Il centro di tutela e riabilitazione delle specie in pericolo, già al primo sguardo non comunica sensazioni positive. Sin da subito è evidente che la principale attività del posto non è esattamente quella di preservare le specie a rischio. Una vasta area, infatti, si presenta come un piccolo e maltenuto zoo improvvisato, con tanto di recinti e gabbie, la maggior parte delle quali strette e sporche. Qui si intravedono volpi volanti appese a testa in giù, scimmiette, una genetta, un bucero, un pitone, un gufo e una iguana, più altri animaletti non meglio identificati. A parte qualche fortunato, che per indole o scarsa attrattiva, viene lasciato in pace nella sua angusta prigione, tutti gli altri vengono estratti fuori senza cerimonie e utilizzati per realizzare foto con i turisti (ovviamente da pagare a parte).
Fra quelli che ricevono minori attenzioni c’è il bucero che si vede qui sopra. Vive in una piccola gabbietta, da solo, e passa quasi tutto il suo tempo appiccicato alle maglie metalliche. Il motivo? Gli piaciono le coccole, anzi le adora, e le pretende in continuazione. Non appena un turista gli passa a tiro, inizia ad arrampicarsi sulla grata e così facendo attira l’attenzione. Il turista, se è coraggioso come mia moglie (è suo il braccio che si vede nella foto), infila senza indugi le dita nel reticolato e l’uccello, immediatamente, porge la parte che a quanto pare gli procura più godimento, ovvero il collo. Che a furia di essere accarezzato ha ormai perso gran parte delle penne!…

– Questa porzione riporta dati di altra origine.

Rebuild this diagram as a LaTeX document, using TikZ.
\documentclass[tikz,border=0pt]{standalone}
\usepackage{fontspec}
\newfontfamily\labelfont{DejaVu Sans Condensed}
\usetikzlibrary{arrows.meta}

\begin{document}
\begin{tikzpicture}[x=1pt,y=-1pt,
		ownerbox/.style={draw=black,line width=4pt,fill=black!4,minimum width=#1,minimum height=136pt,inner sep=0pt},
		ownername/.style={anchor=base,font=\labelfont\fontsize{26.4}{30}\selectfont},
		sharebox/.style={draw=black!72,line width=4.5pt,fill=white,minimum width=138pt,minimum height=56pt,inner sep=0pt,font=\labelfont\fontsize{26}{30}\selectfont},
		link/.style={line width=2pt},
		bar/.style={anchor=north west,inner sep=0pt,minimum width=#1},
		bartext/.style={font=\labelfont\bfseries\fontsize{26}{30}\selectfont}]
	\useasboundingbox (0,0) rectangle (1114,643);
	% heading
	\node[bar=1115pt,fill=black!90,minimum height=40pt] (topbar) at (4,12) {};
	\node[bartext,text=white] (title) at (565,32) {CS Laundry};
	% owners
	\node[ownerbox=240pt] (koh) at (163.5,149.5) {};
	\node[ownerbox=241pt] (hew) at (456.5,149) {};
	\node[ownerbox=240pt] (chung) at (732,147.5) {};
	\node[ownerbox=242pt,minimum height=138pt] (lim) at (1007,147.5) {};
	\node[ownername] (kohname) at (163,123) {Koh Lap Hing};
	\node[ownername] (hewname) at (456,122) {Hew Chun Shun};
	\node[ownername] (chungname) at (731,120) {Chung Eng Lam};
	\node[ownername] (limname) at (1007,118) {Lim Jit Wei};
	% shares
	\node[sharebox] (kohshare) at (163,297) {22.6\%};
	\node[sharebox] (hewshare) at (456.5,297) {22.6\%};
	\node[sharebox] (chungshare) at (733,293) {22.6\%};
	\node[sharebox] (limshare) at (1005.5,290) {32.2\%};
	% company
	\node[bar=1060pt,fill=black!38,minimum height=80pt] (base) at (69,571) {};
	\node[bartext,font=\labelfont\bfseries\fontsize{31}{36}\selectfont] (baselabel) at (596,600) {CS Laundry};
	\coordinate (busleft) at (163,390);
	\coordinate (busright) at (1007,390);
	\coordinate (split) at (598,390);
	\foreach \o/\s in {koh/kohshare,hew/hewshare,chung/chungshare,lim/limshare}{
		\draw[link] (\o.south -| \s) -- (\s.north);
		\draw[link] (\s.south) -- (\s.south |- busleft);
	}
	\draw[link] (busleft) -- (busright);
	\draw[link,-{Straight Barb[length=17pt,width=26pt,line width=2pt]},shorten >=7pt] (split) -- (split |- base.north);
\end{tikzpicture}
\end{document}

Ciò che dovrebbe giustificare l’esistenza stessa del centro è l’area predisposta alla tutela, conservazione e riabilitazione delle tartarughe marine. E’ composta da tre o quattro strutture, alcune al coperto, che ospitano esemplari di varie specie di tartarughe in vari stadi del loro sviluppo. Purtroppo si tratta quasi sempre di edifici fatiscenti, interamente occupate da vasche putride e sporche. Quelle più grandi sono affollate da parecche decine di tartarughe, che si ammassano l’una sull’altra e non sembrano avere neppure lo spazio per nuotare liberamente.
Questa condizione è evidente quando si avvicina un turista per dar da mangiare alle tartarughe – pratica questa benevolmente incoraggiata dai guardiani del centro. Si tratta di alghe marine, beninteso, ma i poveri animali sembrano non aspettare altro: non appena vedono il turista scavalcare il parapetto, si ammucchiano tutti vicino al bordo e inizia una vera e propria battaglia condotta a colpi di zampe e beccate con lo scopo di acquisire la posizione migliore rispetto al cibo. Ciò che ne consegue è una rissa furibonda che fa spumeggiare l’acqua, produce orribili cozzi tra i carapaci, spaventa il turista, che per timore di esserne coinvolto preferisce gettare tutte le alghe in acqua e scappare via.
Un’altra zona controversa è quella dedicata all’allevamento dei piccoli di tartaruga. E’ un vascone poco profondo, anch’esso piuttosto male in arnese, in cui galleggiano, non si sa se vivi o morti, alcune decine di esemplari. L’intento dichiarato è quello di reinserirli in natura quanto prima, ma fin da subito non sembra essere questo lo scopo primario. Viene incoraggiata infatti la seguente pratica: pagando l’equivalente di 20 euro è possibile scegliere un tartarughino e rilasciarlo in mare aperto. La chiamano “Adotta una tartaruga”, ma è evidente che finché il tartarughino non viene riscattato, nessuno si sogna di liberarne uno gratuitamente. E così passano gli anni e gli animali sopravvisuti, ormai inadatti a restare nella vasca dei cuccioli, passano mestamente in quelle esterne, ad azzuffarsi tra di loro per un rametto d’alga stantio.